Hilton Hotels bag white elephant, turn it around
Getting consumers to part with disposable income has become a national mission, and one success story in this regard is the increasing popularity of higaeri, or one-day excursions where travelers go someplace, enjoy that place, and return home without staying the night. Morning news and information programs are filled with suggestions for higaeri, and one of the most talked about destinations is the Hilton Odawara Resort and Spa, located on the Izu Peninsula in Shizuoka Prefecture. Until Feb. 28, the Hilton is offering a special higaeri deal on weekdays. For ¥4,000, a person can partake of the resort’s lavish all-you-can-eat lunch buffet and use all of their spa facilities, which includes onsen (hot spring), sauna, Jacuzzi, an Olympic pool and more. Normally, the buffet itself is ¥3,850 and access to the spa facilities is as much as ¥3,000 for the day. In addition there’s free shuttle-bus service to the hotel from the JR Odawara or Nebukawa stations on the Tokaido line, about an hour from Tokyo Station.
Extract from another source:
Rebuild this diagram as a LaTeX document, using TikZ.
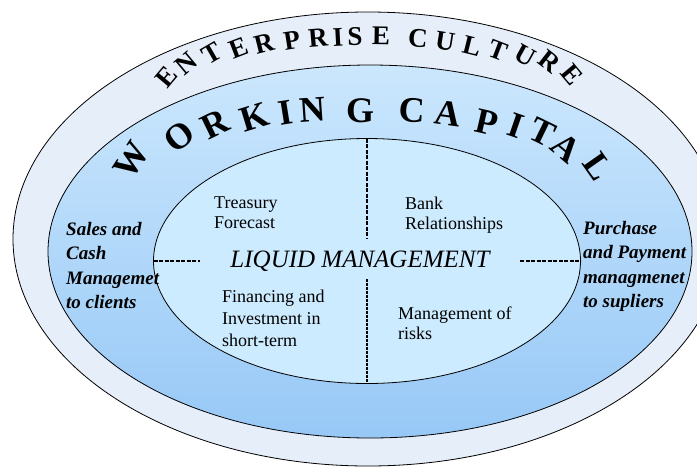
\documentclass[tikz,border=0pt]{standalone}
\usepackage{fontspec}
\setmainfont{Liberation Serif}
\usetikzlibrary{shapes.geometric}
\definecolor{culturefill}{HTML}{E6EEF9}
\definecolor{capitaltop}{HTML}{CBE7FD}
\definecolor{capitalbottom}{HTML}{97C8F6}
\definecolor{liquidfill}{HTML}{CDEBFE}
\begin{document}
\begin{tikzpicture}[x=1pt,y=-1pt,
  ring/.style={ellipse,draw=black,line width=0.8pt,inner sep=0pt,outer sep=0pt},
  divider/.style={line width=2pt,dash pattern=on 4pt off 1.5pt},
  archletter/.style={font=\fontsize{27}{27}\selectfont\bfseries,inner sep=0pt},
  bigletter/.style={font=\fontsize{36}{36}\selectfont\bfseries,inner sep=0pt},
  inside/.style={align=left,anchor=north west,inner sep=0pt,font=\fontsize{18}{20}\selectfont},
  side/.style={align=left,anchor=north west,inner sep=0pt,font=\fontsize{19}{24.5}\selectfont\bfseries\itshape}]
\useasboundingbox (0,0) rectangle (697,467);
\clip (0,0) rectangle (697,467);
% the three rings
\node[ring,fill=culturefill,minimum width=710,minimum height=454] (culture) at (368,239) {};
\node[ring,top color=capitaltop,bottom color=capitalbottom,minimum width=644,minimum height=373] (capital) at (370,251.5) {};
\node[ring,fill=liquidfill,minimum width=427,minimum height=245] (liquid) at (367,261) {};
% dashed cross
\coordinate (cutN) at (367,238);
\coordinate (cutS) at (367,279);
\coordinate (cutW) at (200,261);
\coordinate (cutE) at (520,261);
\draw[divider] (liquid.north) -- (cutN);
\draw[divider,dash pattern=on 3pt off 1pt] (cutS) -- (liquid.south);
\draw[divider] (liquid.west) -- (cutW);
\draw[divider] (cutE) -- (liquid.east);
% arched titles
\foreach \ch/\x/\y/\a [count=\i] in {E/167/77/50,N/186/63/40,T/212/53/30,E/239/48/21,R/264/44/14,P/292/40/9,R/318/38/5,I/338/37/3,S/355/37/1,E/381/36/-1,C/418/38/-4,U/445/41/-9,L/472/46/-14,T/498/50/-21,U/525/56/-29,R/550/62/-38,E/572/75/-50}
  \node[archletter,rotate=\a] (ec\i) at (\x,\y) {\ch};
\foreach \ch/\x/\y/\a [count=\i] in {W/132/160/57,O/179/137/38,R/215/124/26,K/254/117/17,I/286/113/9,N/313/110/4,G/360/111/0,C/412/110/-3,A/448/114/-8,P/487/122/-13,I/516/126/-19,T/542/132/-26,A/566/148/-40,L/598/167/-55}
  \node[bigletter,rotate=\a] (wc\i) at (\x,\y) {\ch};
% texts
\node[font=\fontsize{25}{25}\selectfont\itshape] (lm) at (360,261) {LIQUID MANAGEMENT};
\node[inside] (treasury) at (214,197) {Treasury\\Forecast};
\node[inside] (bank) at (405,197) {Bank\\Relationships};
\node[inside,font=\fontsize{18}{22}\selectfont] (financing) at (222,290) {Financing and\\Investment in\\short-term};
\node[inside] (risks) at (398,307) {Management of\\risks};
\node[side] (sales) at (66,222) {Sales and\\Cash\\Managemet\\to clients};
\node[side] (purchase) at (583,221) {Purchase\\and Payment\\managmenet\\to supliers};
\end{tikzpicture}
\end{document}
A lot of resort hotels have higaeri deals, but what makes the Odawara one appealing is the Hilton name. In fact, it appears that many young women are taking advantage of the deal simply because they think it’s the only chance they’ll ever get to patronize a Hilton Hotel; and that, of course, prompts another question: What is Hilton, one of the grandest luxury hotel brands in the world, doing with a hot spring resort in the mountains of Shizuoka?
Hilton, in fact, doesn’t own the resort. It’s owned by Odawara city, which purchased the property from the Koyo Noryoku Kaihatsu Kiko (Employment and Human Resources Development Organization), one of those national bureaucratic organs whose main purpose is to justify its own existence. Nominally, the EHDO is charged with managing the funds collected through the workman’s compensation insurance program. In the not-so-distant past these funds were used to construct concert halls (Nakano Sun Plaza is one of the more famous EHDO projects) and other white elephants, the vast majority of which never made money. In fact, almost all of them lost money, a lot of money, including the elaborate hot spring resort they built in Odawara.
In the 1980s, Japan was on top of the world, and its trade deficit with the United States was so alarming that it had to make concessions, so Japan agreed to import more American beef and oranges, which effectively put a lot of mandarin orange farmers in Shizuoka out of business. The municipal government of Odawara asked the EHDO (which was then called Koyo Sokushin Jigyodan) to buy the land that used to be used for mandarin orchards, and the EHDO built a leisure facility on it in 1988, ostensibly for workers who paid into the koyo hoken system, though, practically speaking, anyone could go there and enjoy the hot springs and stay overnight. EHDO spent ¥44.5 billion on the sprawling resort, which it dubbed Spauza Odawara. Local hot-spring resort operators were up in arms since Spauza was cheaper and drained off some of their potential business, but this was nevertheless a semi-public enterprise, and as with all businesses that are propped up by amakudari (“descent from heaven,” i.e., public corporations set up to give work to retired bureaucrats) there were concerns it was wasteful and mismanaged, and thus bled red ink. When the Junichiro Koizumi administration came to power at the start of the millennium and reduced the size of government, most of these white elephants were put on the block, and Odawara City bought Spauza for a mere ¥850 million.
The city took bids on managing the facility and chose Hilton, and in February of 2004 renamed it the Hilton Odawara Resort and Spa. The gamble paid off. In 2010 it won a World Travel Award for a Japanese resort for the fifth time, and is seems to be very profitable, despite the fact that it charges more for a room (on average, about ¥15,000 per person per night) than it did when it was being run by EHDO. To put this matter in its proper perspective, the government still hasn’t unloaded the Kampo no Yado network of 70 inns built by another amakudari concern that invested postal insurance funds. These inns are still under public management despite an offer several years ago from Orix. Some people in the government, mainly the pugnacious former postal-services minister Shizuka Kamei, thought the price Orix offered was too low. In the meantime, the network is costing taxpayers ¥4 billion a year.